**Stored data:**
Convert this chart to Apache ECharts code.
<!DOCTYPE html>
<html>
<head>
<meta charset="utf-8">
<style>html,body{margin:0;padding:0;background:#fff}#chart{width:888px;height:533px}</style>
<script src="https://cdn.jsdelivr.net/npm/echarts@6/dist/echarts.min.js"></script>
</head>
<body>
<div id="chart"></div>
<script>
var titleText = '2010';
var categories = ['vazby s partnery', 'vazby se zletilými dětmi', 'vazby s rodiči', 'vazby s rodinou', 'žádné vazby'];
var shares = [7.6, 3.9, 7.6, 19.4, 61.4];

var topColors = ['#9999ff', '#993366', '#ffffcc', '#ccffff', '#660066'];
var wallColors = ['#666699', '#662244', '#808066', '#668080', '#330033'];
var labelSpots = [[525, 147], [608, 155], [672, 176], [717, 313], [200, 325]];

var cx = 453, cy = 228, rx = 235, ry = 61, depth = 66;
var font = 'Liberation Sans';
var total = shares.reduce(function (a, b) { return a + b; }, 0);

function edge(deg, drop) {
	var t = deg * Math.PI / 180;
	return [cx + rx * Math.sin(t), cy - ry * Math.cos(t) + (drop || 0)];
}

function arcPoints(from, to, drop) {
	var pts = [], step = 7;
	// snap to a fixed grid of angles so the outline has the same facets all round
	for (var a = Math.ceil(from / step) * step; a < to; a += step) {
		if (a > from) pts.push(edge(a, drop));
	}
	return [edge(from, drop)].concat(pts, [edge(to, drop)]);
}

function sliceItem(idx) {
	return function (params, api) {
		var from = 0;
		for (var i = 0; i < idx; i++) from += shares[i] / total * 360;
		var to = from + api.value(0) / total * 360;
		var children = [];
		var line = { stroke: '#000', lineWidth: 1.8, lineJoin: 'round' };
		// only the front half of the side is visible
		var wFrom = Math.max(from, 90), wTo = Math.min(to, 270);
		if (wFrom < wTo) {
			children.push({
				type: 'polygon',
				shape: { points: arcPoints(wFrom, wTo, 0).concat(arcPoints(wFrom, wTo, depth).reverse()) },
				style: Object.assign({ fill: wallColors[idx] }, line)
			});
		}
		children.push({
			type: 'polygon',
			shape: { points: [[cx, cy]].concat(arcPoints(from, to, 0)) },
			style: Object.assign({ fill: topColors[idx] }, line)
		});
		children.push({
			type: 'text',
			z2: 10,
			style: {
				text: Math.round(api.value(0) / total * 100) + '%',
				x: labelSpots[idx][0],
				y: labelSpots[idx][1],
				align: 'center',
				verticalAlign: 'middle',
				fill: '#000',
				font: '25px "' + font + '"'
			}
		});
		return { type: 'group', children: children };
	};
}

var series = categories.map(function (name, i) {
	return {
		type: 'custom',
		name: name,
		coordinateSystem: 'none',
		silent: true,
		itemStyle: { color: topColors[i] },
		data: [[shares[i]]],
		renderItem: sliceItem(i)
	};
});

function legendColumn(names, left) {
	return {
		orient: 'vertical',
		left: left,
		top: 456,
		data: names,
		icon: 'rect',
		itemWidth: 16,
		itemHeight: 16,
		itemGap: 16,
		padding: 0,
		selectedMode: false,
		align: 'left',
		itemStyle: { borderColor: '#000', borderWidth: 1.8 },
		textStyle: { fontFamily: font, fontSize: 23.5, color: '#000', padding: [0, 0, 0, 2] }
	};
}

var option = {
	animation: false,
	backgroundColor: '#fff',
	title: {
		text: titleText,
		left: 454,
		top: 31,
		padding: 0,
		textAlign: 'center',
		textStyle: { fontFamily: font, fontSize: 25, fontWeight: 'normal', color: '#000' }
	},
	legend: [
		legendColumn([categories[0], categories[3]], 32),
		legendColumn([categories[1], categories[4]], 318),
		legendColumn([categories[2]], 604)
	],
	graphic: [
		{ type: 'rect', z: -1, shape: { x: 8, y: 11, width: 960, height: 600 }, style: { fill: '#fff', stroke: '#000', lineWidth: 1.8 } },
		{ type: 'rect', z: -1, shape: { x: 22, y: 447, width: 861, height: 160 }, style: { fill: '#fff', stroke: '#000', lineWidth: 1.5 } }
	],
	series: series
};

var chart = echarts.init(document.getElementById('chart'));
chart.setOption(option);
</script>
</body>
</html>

**What is required:**
Return the material in full, exactly as shown.

**Exercise solution:**
Convert this chart to Apache ECharts code.
<!DOCTYPE html>
<html>
<head>
<meta charset="utf-8">
<style>html,body{margin:0;padding:0;background:#fff}#chart{width:888px;height:533px}</style>
<script src="https://cdn.jsdelivr.net/npm/echarts@6/dist/echarts.min.js"></script>
</head>
<body>
<div id="chart"></div>
<script>
var titleText = '2010';
var categories = ['vazby s partnery', 'vazby se zletilými dětmi', 'vazby s rodiči', 'vazby s rodinou', 'žádné vazby'];
var shares = [7.6, 3.9, 7.6, 19.4, 61.4];

var topColors = ['#9999ff', '#993366', '#ffffcc', '#ccffff', '#660066'];
var wallColors = ['#666699', '#662244', '#808066', '#668080', '#330033'];
var labelSpots = [[525, 147], [608, 155], [672, 176], [717, 313], [200, 325]];

var cx = 453, cy = 228, rx = 235, ry = 61, depth = 66;
var font = 'Liberation Sans';
var total = shares.reduce(function (a, b) { return a + b; }, 0);

function edge(deg, drop) {
	var t = deg * Math.PI / 180;
	return [cx + rx * Math.sin(t), cy - ry * Math.cos(t) + (drop || 0)];
}

function arcPoints(from, to, drop) {
	var pts = [], step = 7;
	// snap to a fixed grid of angles so the outline has the same facets all round
	for (var a = Math.ceil(from / step) * step; a < to; a += step) {
		if (a > from) pts.push(edge(a, drop));
	}
	return [edge(from, drop)].concat(pts, [edge(to, drop)]);
}

function sliceItem(idx) {
	return function (params, api) {
		var from = 0;
		for (var i = 0; i < idx; i++) from += shares[i] / total * 360;
		var to = from + api.value(0) / total * 360;
		var children = [];
		var line = { stroke: '#000', lineWidth: 1.8, lineJoin: 'round' };
		// only the front half of the side is visible
		var wFrom = Math.max(from, 90), wTo = Math.min(to, 270);
		if (wFrom < wTo) {
			children.push({
				type: 'polygon',
				shape: { points: arcPoints(wFrom, wTo, 0).concat(arcPoints(wFrom, wTo, depth).reverse()) },
				style: Object.assign({ fill: wallColors[idx] }, line)
			});
		}
		children.push({
			type: 'polygon',
			shape: { points: [[cx, cy]].concat(arcPoints(from, to, 0)) },
			style: Object.assign({ fill: topColors[idx] }, line)
		});
		children.push({
			type: 'text',
			z2: 10,
			style: {
				text: Math.round(api.value(0) / total * 100) + '%',
				x: labelSpots[idx][0],
				y: labelSpots[idx][1],
				align: 'center',
				verticalAlign: 'middle',
				fill: '#000',
				font: '25px "' + font + '"'
			}
		});
		return { type: 'group', children: children };
	};
}

var series = categories.map(function (name, i) {
	return {
		type: 'custom',
		name: name,
		coordinateSystem: 'none',
		silent: true,
		itemStyle: { color: topColors[i] },
		data: [[shares[i]]],
		renderItem: sliceItem(i)
	};
});

function legendColumn(names, left) {
	return {
		orient: 'vertical',
		left: left,
		top: 456,
		data: names,
		icon: 'rect',
		itemWidth: 16,
		itemHeight: 16,
		itemGap: 16,
		padding: 0,
		selectedMode: false,
		align: 'left',
		itemStyle: { borderColor: '#000', borderWidth: 1.8 },
		textStyle: { fontFamily: font, fontSize: 23.5, color: '#000', padding: [0, 0, 0, 2] }
	};
}

var option = {
	animation: false,
	backgroundColor: '#fff',
	title: {
		text: titleText,
		left: 454,
		top: 31,
		padding: 0,
		textAlign: 'center',
		textStyle: { fontFamily: font, fontSize: 25, fontWeight: 'normal', color: '#000' }
	},
	legend: [
		legendColumn([categories[0], categories[3]], 32),
		legendColumn([categories[1], categories[4]], 318),
		legendColumn([categories[2]], 604)
	],
	graphic: [
		{ type: 'rect', z: -1, shape: { x: 8, y: 11, width: 960, height: 600 }, style: { fill: '#fff', stroke: '#000', lineWidth: 1.8 } },
		{ type: 'rect', z: -1, shape: { x: 22, y: 447, width: 861, height: 160 }, style: { fill: '#fff', stroke: '#000', lineWidth: 1.5 } }
	],
	series: series
};

var chart = echarts.init(document.getElementById('chart'));
chart.setOption(option);
</script>
</body>
</html>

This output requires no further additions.